In the race for RDCK directors’ positions, incumbent Tanya Wall turned back a strong challenge from Keith Goforth by a 536-421 margin and will once again represent Area B.

Adam Casemore prevailed over two challengers to replace Larry Binks in Area C. Casemore won with 188 votes, defeating Tony Mulder (118) and Elvin Rempel (95).

Area A Director Garry Jackman was acclaimed to another term.

Only 3624 votes were cast from an estimated eligible voter total of 24,155 in RDCK elections for 11 rural director positions.

Trustee Cody Beebe (with 756 votes) was returned for a second term on the Board of School Trustees for the Kootenay Lake school district, and newcomer Al Gribbin (699) finished second in voting to earn the second Creston South Rural seat.
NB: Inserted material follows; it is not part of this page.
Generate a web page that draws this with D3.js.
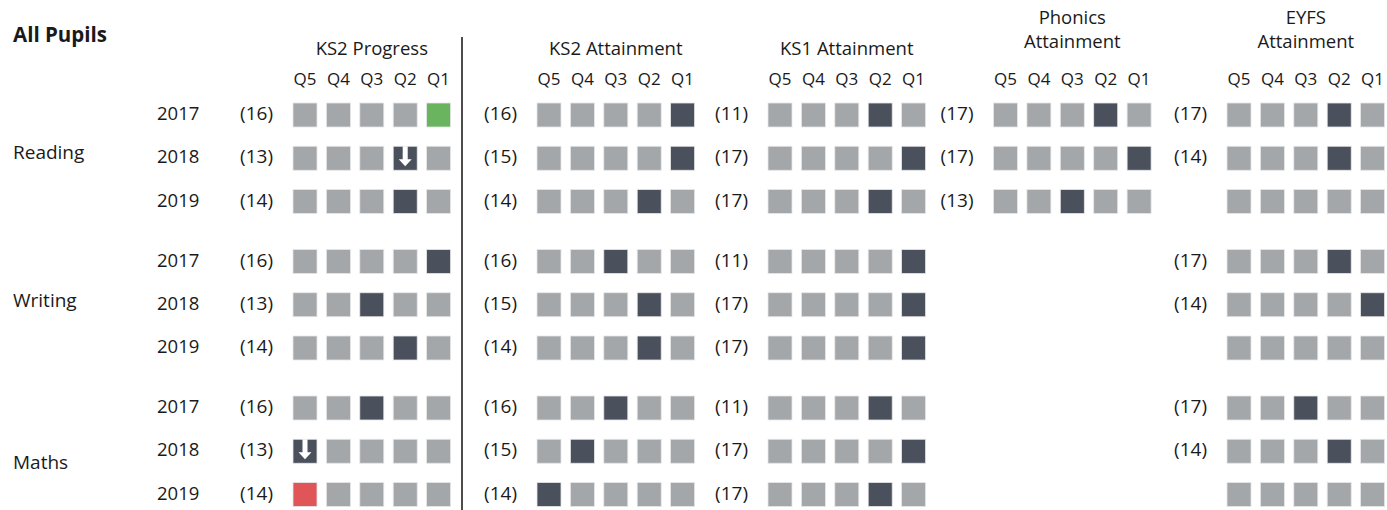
<!DOCTYPE html>
<html>
<head>
<meta charset="utf-8">
<script src="https://cdn.jsdelivr.net/npm/d3@7"></script>
<style>
  html, body { margin: 0; padding: 0; background: #fff; }
  svg { display: block; }
  text { font-family: "Open Sans", "Noto Sans", sans-serif; fill: #1a1a1a; }
</style>
</head>
<body>
<svg id="chart" width="1387" height="510"></svg>
<script>
// ---------------- DATA ----------------
const title = "All Pupils";
const panels = ["KS2 Progress", "KS2 Attainment", "KS1 Attainment", "Phonics Attainment", "EYFS Attainment"];
const panelHeaderLines = [["KS2 Progress"], ["KS2 Attainment"], ["KS1 Attainment"], ["Phonics", "Attainment"], ["EYFS", "Attainment"]];
const subjects = ["Reading", "Writing", "Maths"];
const years = ["2017", "2018", "2019"];
const quintiles = ["Q5", "Q4", "Q3", "Q2", "Q1"];

// counts per panel: [subject][year]; null = no label
const ks2ProgressCounts   = [[16, 13, 14], [16, 13, 14], [16, 13, 14]];
const ks2AttainmentCounts = [[16, 15, 14], [16, 15, 14], [16, 15, 14]];
const ks1AttainmentCounts = [[11, 17, 17], [11, 17, 17], [11, 17, 17]];
const phonicsCounts       = [[17, 17, 13], [null, null, null], [null, null, null]];
const eyfsCounts          = [[17, 14, null], [17, 14, null], [17, 14, null]];

// highlighted quintile per panel: [subject][year]; null = none
const ks2ProgressQuintile   = [["Q1", "Q2", "Q2"], ["Q1", "Q3", "Q2"], ["Q3", "Q5", "Q5"]];
const ks2AttainmentQuintile = [["Q1", "Q1", "Q2"], ["Q3", "Q2", "Q2"], ["Q3", "Q4", "Q5"]];
const ks1AttainmentQuintile = [["Q2", "Q1", "Q2"], ["Q1", "Q1", "Q1"], ["Q2", "Q1", "Q2"]];
const phonicsQuintile       = [["Q2", "Q1", "Q3"], [null, null, null], [null, null, null]];
const eyfsQuintile          = [["Q2", "Q2", null], ["Q2", "Q1", null], ["Q3", "Q2", null]];

// which rows have squares at all
const phonicsHasRow = [[true, true, true], [false, false, false], [false, false, false]];

// status of the highlighted square (KS2 Progress only): "above", "below", "down"
const ks2ProgressStatus = [["above", "down", null], [null, null, null], [null, "down", "below"]];

// ---------------- LAYOUT ----------------
const panelQ5Center = [305, 549, 780, 1005.5, 1239];
const pitch = 33.4, sq = 24;
const colors = { base: "#A4A7A9", hi: "#4A505C", above: "#6AB35F", below: "#E05558" };

const svg = d3.select("#chart");

const groupY = d3.scalePoint().domain(subjects).range([115, 408]);
const yearY = d3.scalePoint().domain(years).range([0, 86.5]);
const rowY = (s, y) => groupY(s) + yearY(y);

const panelData = panels.map((p, i) => ({
  name: p,
  lines: panelHeaderLines[i],
  counts: [ks2ProgressCounts, ks2AttainmentCounts, ks1AttainmentCounts, phonicsCounts, eyfsCounts][i],
  quint: [ks2ProgressQuintile, ks2AttainmentQuintile, ks1AttainmentQuintile, phonicsQuintile, eyfsQuintile][i],
  hasRow: i === 3 ? phonicsHasRow : null,
  status: i === 0 ? ks2ProgressStatus : null,
  x: d3.scalePoint().domain(quintiles).range([panelQ5Center[i], panelQ5Center[i] + 4 * pitch])
}));

// Title
svg.append("text").attr("x", 13).attr("y", 42).style("font-size", "20.5px").style("font-weight", "700")
  .text(title);

// Subject labels
const subjLabelY = { Reading: 159, Writing: 307, Maths: 469 };
svg.selectAll(".subj").data(subjects).join("text")
  .attr("x", 13).attr("y", d => subjLabelY[d]).style("font-size", "19px").text(d => d);

// Year labels
subjects.forEach(s => {
  svg.selectAll(null).data(years).join("text")
    .attr("x", 157).attr("y", y => rowY(s, y) + 5).style("font-size", "18.5px").text(y => y);
});

// Divider
svg.append("line").attr("x1", 462).attr("x2", 462).attr("y1", 37).attr("y2", 510)
  .attr("stroke", "#111").attr("stroke-width", 1.5);

panelData.forEach(P => {
  const cx = P.x("Q3");
  const g = svg.append("g");
  // header
  const headerBase = P.lines.length === 1 ? [55] : [24, 48];
  g.selectAll(".hdr").data(P.lines).join("text")
    .attr("x", cx).attr("y", (d, i) => headerBase[i]).attr("text-anchor", "middle")
    .style("font-size", "18.5px").text(d => d);
  // quintile labels
  g.selectAll(".ql").data(quintiles).join("text")
    .attr("x", d => P.x(d)).attr("y", 85).attr("text-anchor", "middle")
    .style("font-size", "17px").text(d => d);

  subjects.forEach((s, si) => {
    years.forEach((yr, yi) => {
      if (P.hasRow && !P.hasRow[si][yi]) return;
      const cy = rowY(s, yr);
      const c = P.counts[si][yi];
      if (c != null) {
        g.append("text").attr("x", P.x("Q5") - sq / 2 - 20).attr("y", cy + 5)
          .attr("text-anchor", "end").style("font-size", "19px").text(`(${c})`);
      }
      const hq = P.quint[si][yi];
      const st = P.status ? P.status[si][yi] : null;
      g.selectAll(null).data(quintiles).join("rect")
        .attr("x", q => P.x(q) - sq / 2).attr("y", cy - sq / 2)
        .attr("width", sq).attr("height", sq)
        .attr("fill", q => q !== hq ? colors.base : (st === "above" ? colors.above : st === "below" ? colors.below : colors.hi))
        .attr("stroke", "#e6e7e8").attr("stroke-width", 0.8);
      if (st === "down" && hq) {
        const ax = P.x(hq);
        const path = d3.path();
        path.moveTo(ax - 2.5, cy - 12);
        path.lineTo(ax + 2.5, cy - 12);
        path.lineTo(ax + 2.5, cy + 1);
        path.lineTo(ax + 6.5, cy + 1);
        path.lineTo(ax, cy + 8);
        path.lineTo(ax - 6.5, cy + 1);
        path.lineTo(ax - 2.5, cy + 1);
        path.closePath();
        g.append("path").attr("d", path.toString()).attr("fill", "#fff");
      }
    });
  });
});
</script>
</body>
</html>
Incumbent Rebecca Huscroft finished third with 599 votes.

The Creston spot on the Board of Trustees was won by acclamation by Becky Coons.

This will be Coons’ first term.

Publishers note:

In the original online story about Saturday’s referendum and election, Keith Goforth was mistakenly referred to as a previously unsuccessful candidate for mayor. I apologize for the error.

In last week’s article about the candidates’ forum, a response by Debbie Cherkas to one of the questions was omitted. I apologize.